O.Two : Notre processus de création comprend autant de travail prévu que d’impulsion naturelle, de feeling pur. Mais pour ce projet nous avons proposé une maquette d’intention à la municipalité.
- Combien de temps va prendre la réalisation de la fresque ?
Eric Surmont : Il faut compter de trois à quatre jours de travail (NDLR : entre le 4 et le 6 novembre, le 7 s’il y a des intempéries). Ils vont devoir faire face à des contraintes techniques propres au lieu. Ils travailleront sur une nacelle électrique. Il faut surtout éviter l’échafaudage fixe qui gène la fluidité des lignes.
- Ensemble vous avez fondé le Rockgroup. La musique a-t-elle beaucoup d’importance dans votre travail ?
SheOne : Oui une très grande importance. Il y a dix ans nous avons fondé cette entité car nous avons la même vision artistique qu’un groupe de rock, la même façon de fonctionner. Nous voulons retranscrire l’énergie qui règne pendant les tournées.
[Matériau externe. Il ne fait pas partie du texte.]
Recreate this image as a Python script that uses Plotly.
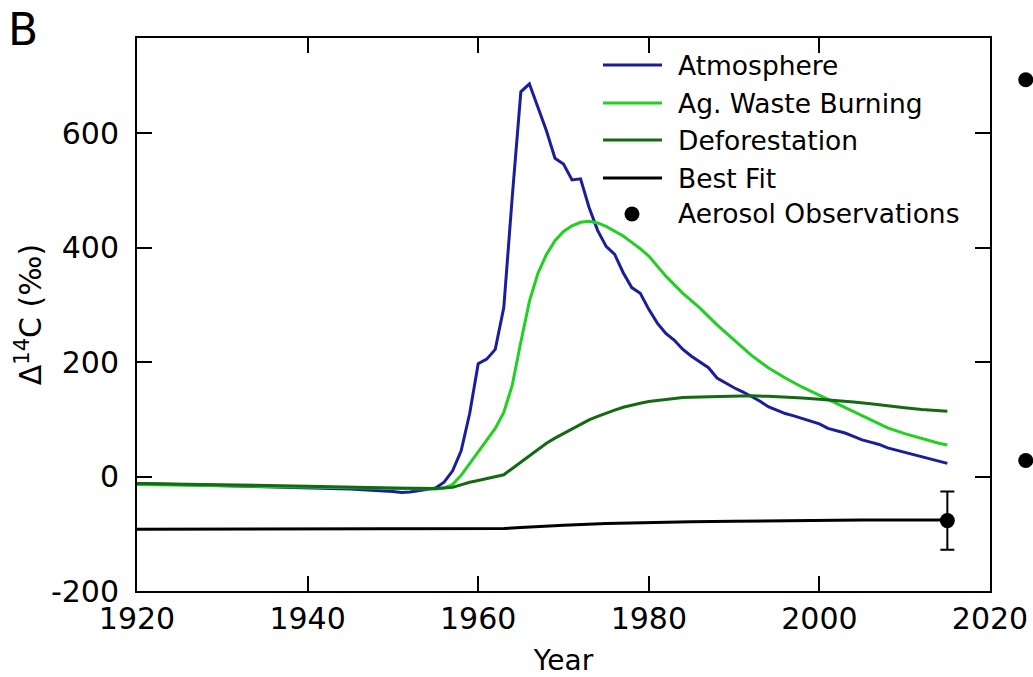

D’autres artistes ont voulu nous rejoindre sur ce thème mais nous avons refusé, cela nous appartient à tous les deux.
- Parce que vous avez des goûts musicaux très proches ?
O.Two : Nous écoutons des choses différentes, mais nous avons beaucoup de goûts en commun. Nous adorons le métal et le rock : des groupes comme « Queens of the Stone Age », « Sonic Youth », « Motor Head »
SheOne : Souvent nous avons une bande originale pour peindre. La musique a une grosse influence sur nous. Nous transférons l’énergie de la musique sur le mur.
- Comment faites-vous pour travailler à deux ?
SheOne : Nous avons des styles très différents mais très complémentaires. Nous nous rapprochons de façon instinctive. Concrètement, sur une œuvre, nous travaillons chacun de notre côté tout en ayant toujours à l’esprit la cohérence de l’ensemble. Nous savons globalement comment nous allons nous rejoindre.
Eric Surmont : Le mur de Bessac que nous avons graffé cet été est intéressant à cet égard. En le regardant attentivement on distingue bien les deux styles. Ils ont chacun une façon de travailler leurs lettrages. Ils n’utilisent pas les mêmes angles. Seul le fond est commun, une surface vaporeuse qui indique une direction.
- Pourquoi avoir choisi ces pseudonymes ?
O.Two : Pour moi c’est juste qu’il ne ressemble pas à celui des autres graffeurs.
SheOne : Le mot une consonance asiatique qui me plait bien. Et puis j’avais envie que mon nom soit mystérieux, qu’il crée de la confusion, provoque des questions sur l’identité. Par exemple, à cause du « She » beaucoup de personnes croient que je suis une fille.
Eric Surmont : Je confirme. Car quand je t’ai contacté la première fois je cherchais une graffeuse sur le net.
SheOne : De toute façon cette notion de nom n’est pas si importante en tant que telle. Elle sert juste à propager notre style de travail. Parfois nous ne signons même pas car nous estimons que ce n’est pas nécessaire, que l’œuvre suffit à nous identifier. Ou alors on écrit James and James (NDLR : leurs vrais prénoms). Au contraire de beaucoup de graffeurs qui ne laissent rien d’autre que leur nom.
O.Two : Nous avons commencé le graffiti lorsque nous étions adolescents. On ne se posait pas de questions à l’époque. Aujourd’hui nous savons que nous espérons laisser une trace pour la postérité. Notre signature est comme un nom de scène.
Eric Surmont : Sur le mur de Bessac, toujours, ils ont signé dans l’œuvre même. Si on regarde bien on peut lire « James » et « SheOne » dans leurs styles très caractéristiques. Ici le nom devient le sujet même de l’œuvre mais il est tellement déformé qu’on ne le distingue plus vraiment. C’est pour cela que SheOne dit très joliment « qu’il se promène dans l’ombre de son pseudo ».